卷积与自注意力结合和时空融合的无参考视频质量评价
No-reference video quality assessment based on convolution and self-attention combined network and spatial-temporal fusion
-
摘要: 互联网上的视频分享日益普遍, 因此, 对视频进行质量评估愈发重要. 现有的视频质量评价研究中, 卷积被广泛应用于视频的空域和时域特征提取, 但由于其固有的局部感知特性, 缺乏对于视频全局信息的感知. 同时已有方法未对空域和时域特征进行充分融合. 针对上述问题, 本文提出了一种能够结合卷积与自注意力机制和时空融合的无参考视频质量评价方法. 为了提取更有效的空域和时域特征, 该方法首先分别设计空域特征提取模块和时域特征提取模块, 其中空域特征提取模块通过结合卷积和自注意力的特征感知增强模块对卷积提取的局部特征通过长距离依赖进行全局特征增强; 时域特征提取模块联合视频帧序列和视频帧差序列, 通过视频Swin Transformer和3D卷积学习视频的时域特征. 然后使用时空特征融合增强模块通过自注意力机制对时域和空域特征进行融合并增强, 最后对视频质量进行预测. 在KoNVid-1k和YouTube-UGC数据集上的实验结果显示, 本文的方法相比现有的视频质量评价方法具有更出色的表现, 同时消融实验也验证了每个模块的有效性.Abstract: Sharing videos on the Internet is becoming increasingly common, therefore, video quality assessment is becoming increasingly important.

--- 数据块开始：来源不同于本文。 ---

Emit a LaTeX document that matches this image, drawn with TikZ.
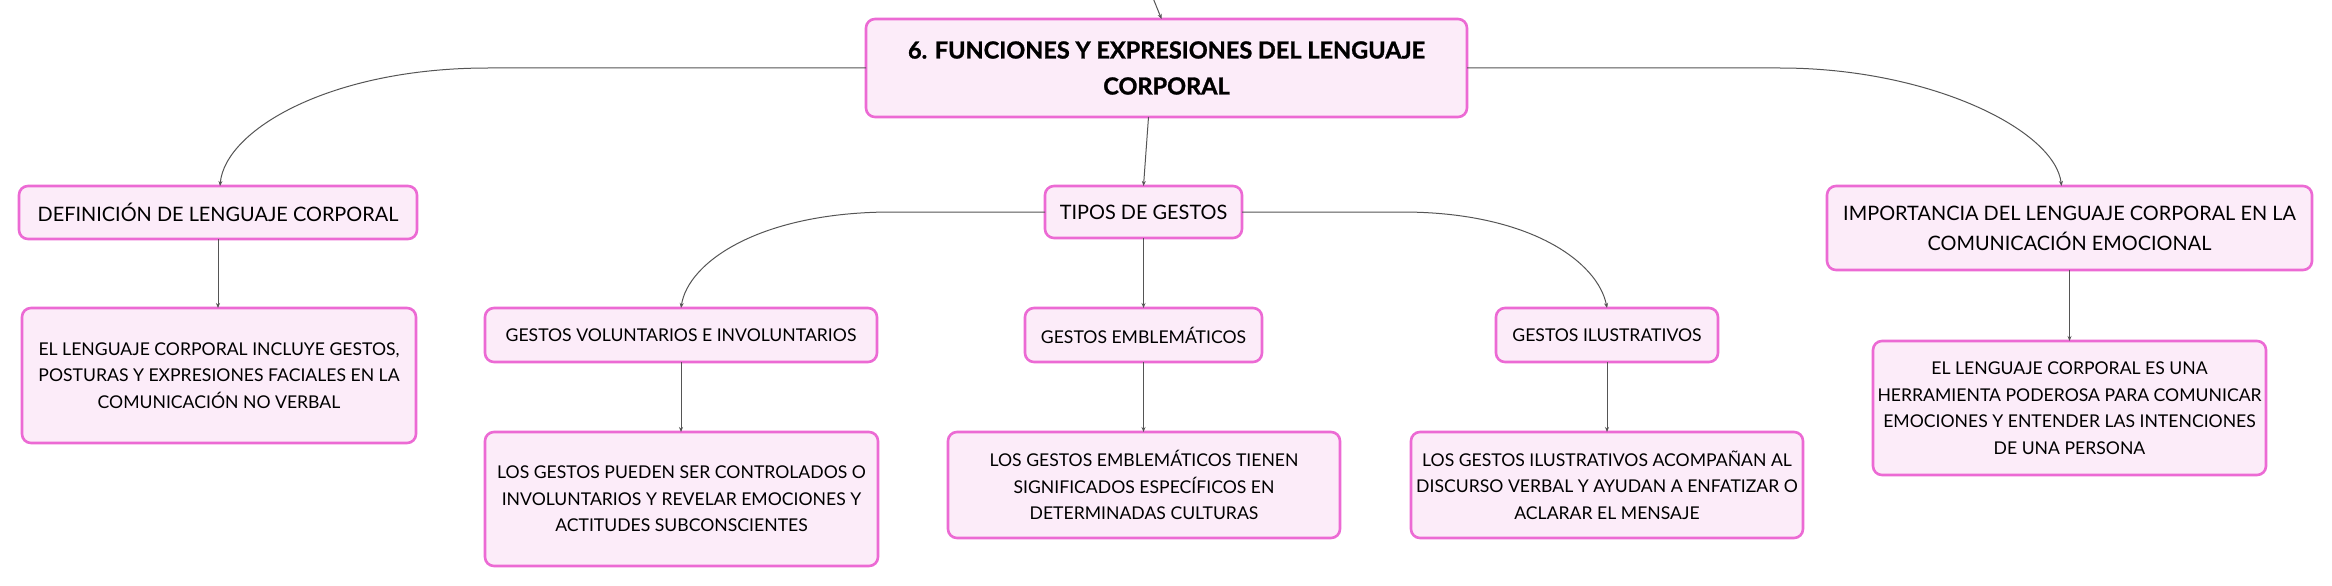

In existing video quality assessment research, convolution is widely used for feature extraction in the spatial and temporal domains of video, but due to its inherent local perceptual characteristics, the global information perception for video is neglected. At the same time, existing methods do not fully integrate spatial and temporal features. Tosolve the above problems, this paper proposes a no-reference video quality assessment method that combines convolution with a self-attention mechanism and spatiotemporal fusion. To extract more effective spatial and temporal features, the method first designs a spatial feature extraction module and a temporal feature extraction module, where the spatial feature extraction module enhances the global information of the local features extracted by convolution through long-range dependencies by the proposed feature perception and enhancement module that combines convolution and self-attention. The temporal feature extraction module jointly learns the temporal features of video using video Swin Transformer and 3D convolution based on video frame sequences and video frame difference sequences. Then, the spatiotemporal feature fusion and enhancement module is used to fuse and enhance the temporal and spatial features through the self-attention mechanism, and finally predict the video quality. Experimental results on the KoNVid-1k and YouTube-UGC datasets show that the proposed method has better performance compared to existing video quality assessment methods, and ablation experiments also verify the effectiveness of each proposed module.